Monday, March 10, 2003

something else to say about the war: IT HASN'T HAPPENED. everyone's freaking out about it and our minds are getting pumped full of details about how devestating, horrible, atrocious, brutal, it will inevitably be, but it is still just a possibility (however probable). it's important to hold on to its not-yet-ness - there's still time, still hope ["for what?" you might ask - max c. sez: "no hope=no fear" - trungpa rinpoche stresses the "hopelessness" of enlightenment, etc.]. feel like Ginsberg declaring the Vietnam War over in "Wichita Vortex Sutra." but there is that utopian moment before something has happened, the utopia of "still not yet."

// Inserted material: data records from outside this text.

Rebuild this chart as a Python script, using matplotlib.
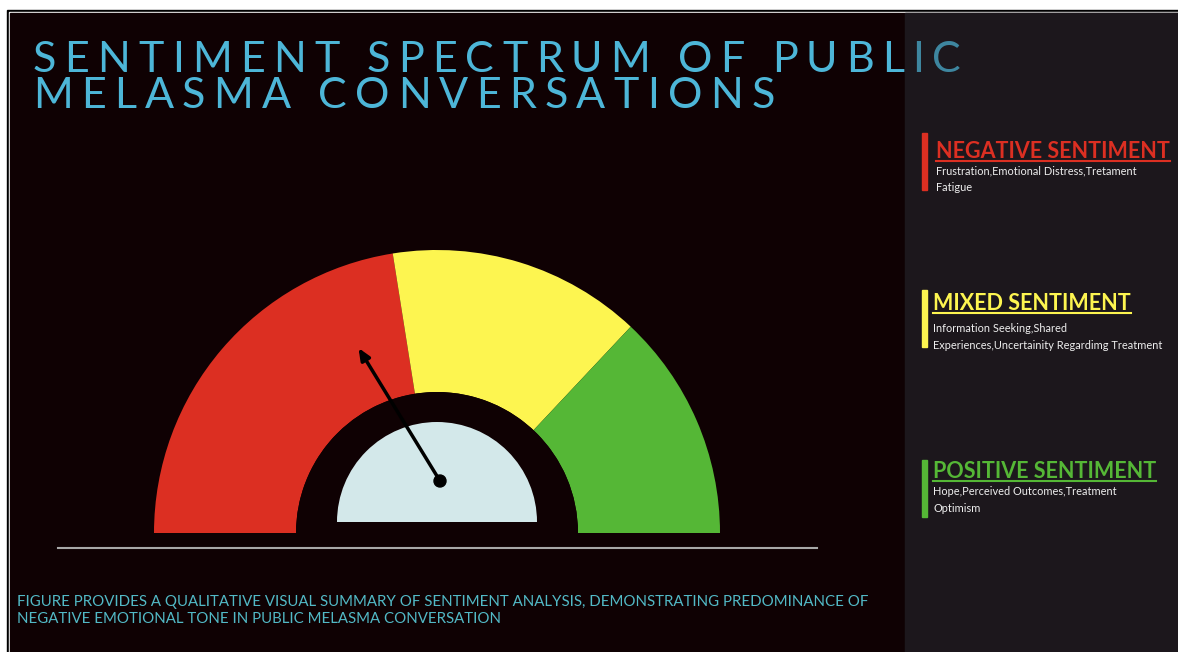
import numpy as np
import matplotlib
matplotlib.use("Agg")
import matplotlib.pyplot as plt
from matplotlib.patches import Wedge, Rectangle, Circle
from matplotlib.font_manager import FontProperties

# sentiment shares around the dial, left (negative) to right (positive)
segment_names = ["Negative", "Mixed", "Positive"]
segment_shares = [45, 29, 26]
segment_colors = ["#dc2f22", "#fdf550", "#55b736"]

# where the needle points, as a share of the dial from the left end
needle_share = 32.5

headings = ["NEGATIVE SENTIMENT", "MIXED SENTIMENT", "POSITIVE SENTIMENT"]
descriptions = [
    ["Frustration,Emotional Distress,Tretament", "Fatigue"],
    ["Information Seeking,Shared", "Experiences,Uncertainity Regardimg Treatment"],
    ["Hope,Perceived Outcomes,Treatment", "Optimism"],
]

title_lines = ["SENTIMENT SPECTRUM OF PUBLIC", "MELASMA CONVERSATIONS"]
caption = ("FIGURE PROVIDES A QUALITATIVE VISUAL SUMMARY OF SENTIMENT ANALYSIS, "
           "DEMONSTRATING PREDOMINANCE OF\nNEGATIVE EMOTIONAL TONE IN PUBLIC MELASMA CONVERSATION")

W, H = 1178, 652
BG = "#0f0103"
PANEL = "#1c171c"
TITLE_COLOR = "#4db6d8"

fig = plt.figure(figsize=(W / 100, H / 100), dpi=100, facecolor="white")
ax = fig.add_axes([0, 0, 1, 1])
ax.set_xlim(0, W)
ax.set_ylim(0, H)
ax.axis("off")

def top(y):
    # convert a distance from the top edge into axis y
    return H - y

# frame: black rule, thin white gap, dark canvas
ax.add_patch(Rectangle((7, -5), W, top(10) + 5, color="black", zorder=0))
ax.add_patch(Rectangle((9, -5), W, top(12) + 5, color="white", zorder=0))
ax.add_patch(Rectangle((10, -5), W, top(13) + 5, color=BG, zorder=0))
ax.add_patch(Rectangle((905, -5), W, top(13) + 5, color=PANEL, zorder=0.5))

renderer = fig.canvas.get_renderer()

def spaced_text(x, y, s, prop, tracking, **kw):
    for i, ch in enumerate(s):
        if ch == " ":
            continue
        w = renderer.get_text_width_height_descent(s[:i], prop, ismath=False)[0] if i else 0
        ax.text(x + w + i * tracking, y, ch, fontproperties=prop, va="baseline",
                ha="left", **kw)

title_font = FontProperties(family="Lato", weight="normal", size=31)
spaced_text(33, top(72), title_lines[0], title_font, 8.2, color=TITLE_COLOR, zorder=2)
spaced_text(33, top(108), title_lines[1], title_font, 8.3, color=TITLE_COLOR, zorder=2)
# the side panel sits partly over the title
ax.add_patch(Rectangle((905, -5), W, top(13) + 5, color=PANEL, alpha=0.3, zorder=3))

# gauge
cx, cy = 437, top(533)
r_out, r_in = 283, 141
theta = 180.0
for share, color in zip(segment_shares, segment_colors):
    span = 180.0 * share / sum(segment_shares)
    ax.add_patch(Wedge((cx, cy), r_out, theta - span, theta, width=r_out - r_in,
                       facecolor=color, edgecolor="none", zorder=1))
    theta -= span
ax.add_patch(Wedge((cx, cy), r_in, 0, 180, facecolor=BG, edgecolor="none", zorder=1.2))
ax.add_patch(Wedge((cx, cy + 11), 100, 0, 180, facecolor="#d3e8ea", edgecolor="none", zorder=1.3))

# needle
px, py = 440, top(481)
ang = np.radians(180 - 180 * needle_share / 100)
length = 156
ax.annotate("", xy=(px + length * np.cos(ang), py + length * np.sin(ang)), xytext=(px, py),
            arrowprops=dict(arrowstyle="-|>,head_length=0.7,head_width=0.3", color="black",
                            lw=2.5, shrinkA=0, shrinkB=0), zorder=2)
ax.add_patch(Circle((px, py), 6, color="black", zorder=2.1))

ax.plot([58, 817], [top(548), top(548)], color="#a8a8a8", lw=1.5, zorder=1)

# side legend
bar_tops = [133, 290, 460]
head_y = [158, 310, 478]
head_x = [936, 933, 933]
desc_y = [[174, 191], [332, 349], [495, 512]]
head_font = FontProperties(family="Lato", weight="bold", size=15.5)
desc_font = FontProperties(family="Lato", size=7.9)
for i, name in enumerate(segment_names):
    c = segment_colors[i]
    ax.add_patch(Rectangle((922, top(bar_tops[i] + 57)), 5, 57, color=c, zorder=4))
    ax.text(head_x[i], top(head_y[i]), headings[i], fontproperties=head_font, color=c,
            va="baseline", ha="left", zorder=4)
    tw = renderer.get_text_width_height_descent(headings[i], head_font, ismath=False)[0]
    ax.plot([head_x[i], head_x[i] + tw], [top(head_y[i] + 3)] * 2, color=c, lw=1.5, zorder=4)
    for line, y in zip(descriptions[i], desc_y[i]):
        ax.text(head_x[i], top(y), line, fontproperties=desc_font, color="#eeeeee",
                va="baseline", ha="left", zorder=4)

# caption: baseline of the last line
ax.text(17, top(623), caption, fontproperties=FontProperties(family="Lato", size=10.8),
        color="#52b9c6", va="baseline", ha="left", linespacing=1.25, zorder=2)

fig.savefig("out.png", dpi=100, facecolor="white")
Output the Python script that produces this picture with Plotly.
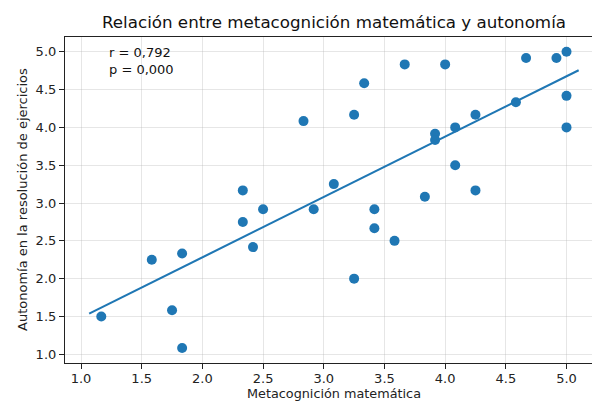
import numpy as np
import plotly.graph_objects as go

metacognicion = [1.167, 1.583, 1.75, 1.833, 1.833, 2.333, 2.333, 2.417, 2.5, 2.833, 2.917,
                 3.083, 3.25, 3.25, 3.333, 3.417, 3.417, 3.583, 3.667, 3.833, 3.917, 3.917,
                 4.0, 4.083, 4.083, 4.25, 4.25, 4.583, 4.667, 4.917, 5.0, 5.0, 5.0]
autonomia = [1.5, 2.25, 1.583, 2.333, 1.083, 3.167, 2.75, 2.417, 2.917, 4.083, 2.917,
             3.25, 4.167, 2.0, 4.583, 2.917, 2.667, 2.5, 4.833, 3.083, 3.917, 3.833,
             4.833, 4.0, 3.5, 4.167, 3.167, 4.333, 4.917, 4.917, 5.0, 4.417, 4.0]
x_ticks = [1.0, 1.5, 2.0, 2.5, 3.0, 3.5, 4.0, 4.5, 5.0]
y_ticks = [1.0, 1.5, 2.0, 2.5, 3.0, 3.5, 4.0, 4.5, 5.0]
stats_text = "r = 0,792<br>p = 0,000"

x = np.array(metacognicion)
y = np.array(autonomia)
slope, intercept = np.polyfit(x, y, 1)
xl = np.linspace(x.min() - 0.1, x.max() + 0.1, 100)
yl = slope * xl + intercept

FONT = "DejaVu Sans"
blue = "#1f77b4"

fig = go.Figure()
fig.add_trace(go.Scatter(x=x, y=y, mode="markers",
                         marker=dict(color=blue, size=10, line=dict(width=0)),
                         showlegend=False))
fig.add_trace(go.Scatter(x=xl, y=yl, mode="lines",
                         line=dict(color=blue, width=2.1), showlegend=False))

fig.update_layout(
    width=592, height=403,
    margin=dict(l=65, r=0, t=37, b=40, autoexpand=False),
    plot_bgcolor="white", paper_bgcolor="white",
    font=dict(family=FONT, size=13, color="#222"),
    title=dict(text="Relación entre metacognición matemática y autonomía",
               x=334 / 592, xanchor="center", xref="container",
               y=1 - 22 / 403, yanchor="middle", yref="container",
               font=dict(family=FONT, size=16.7, color="#111")),
    xaxis=dict(range=[0.868, 5.21], tickvals=x_ticks,
               ticktext=[f"{v:.1f}" for v in x_ticks], automargin=False,
               showgrid=True, gridcolor="rgba(176,176,176,0.32)", gridwidth=1,
               zeroline=False, showline=True, linecolor="#222", linewidth=1.2,
               mirror=True, ticks="outside", ticklen=5, tickcolor="#222",
               ticklabelstandoff=-2,
               tickfont=dict(size=13, color="#222")),
    yaxis=dict(range=[0.885, 5.195], tickvals=y_ticks,
               ticktext=[f"{v:.1f}" for v in y_ticks], automargin=False,
               showgrid=True, gridcolor="rgba(176,176,176,0.32)", gridwidth=1,
               zeroline=False, showline=True, linecolor="#222", linewidth=1.2,
               mirror=False, ticks="outside", ticklen=5, tickcolor="#222",
               tickfont=dict(size=13, color="#222")),
    annotations=[
        dict(text=stats_text, xref="paper", yref="paper", x=(107 - 65) / 527,
             y=1 - (43 - 37) / 326, xanchor="left", yanchor="top", showarrow=False,
             align="left", font=dict(family=FONT, size=13, color="#111")),
        dict(text="Metacognición matemática", xref="paper", yref="paper",
             x=(334 - 65) / 527, y=-(403 - 363) / 326, xanchor="center", yanchor="bottom",
             showarrow=False, font=dict(family=FONT, size=12.8, color="#222")),
        dict(text="Autonomía en la resolución de ejercicios", xref="paper", yref="paper",
             x=-(65 - 22) / 527, y=0.5, xanchor="center", yanchor="middle", textangle=-90,
             showarrow=False, font=dict(family=FONT, size=13, color="#222")),
    ],
)

fig.write_html("out.html",
               config={"displayModeBar": False},
               post_script="document.body.style.margin='0';document.body.style.padding='0';"
                           "document.body.style.overflow='hidden';")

for what it's worth, doesn't the fact that we are willing to send troops into Iraq imply that we (notice the "we" - written like a true American - "our troops" "our president" "our country" - who were "we" again?) believe Iraq has no weapons of mass destruction? If they did, wouldn't they be using them?
the media coverage makes the whole buildup seem slow motion. we've been talking and thinking about this for months. the slow motion makes it all appear scripted. what will happen next? has the end been composed already? what if there's a surprise ending? what if the whole thing isn't about Iraq after all, but about, say, the UN? What if Bush is just building up to the US leaving the UN or asking them to move shop to Brussels? the war seems so real and pending to so many - what if it were neither?

and is this imperialism? the war on Iraq seems like imperialism in the traditional, Schumpeter sense - forcible extension of sovereignty over another national territory, and not just the plain old leninist capitalism=imperialism. that is, no longer a metaphor of indirect control but a real, physical control of another country.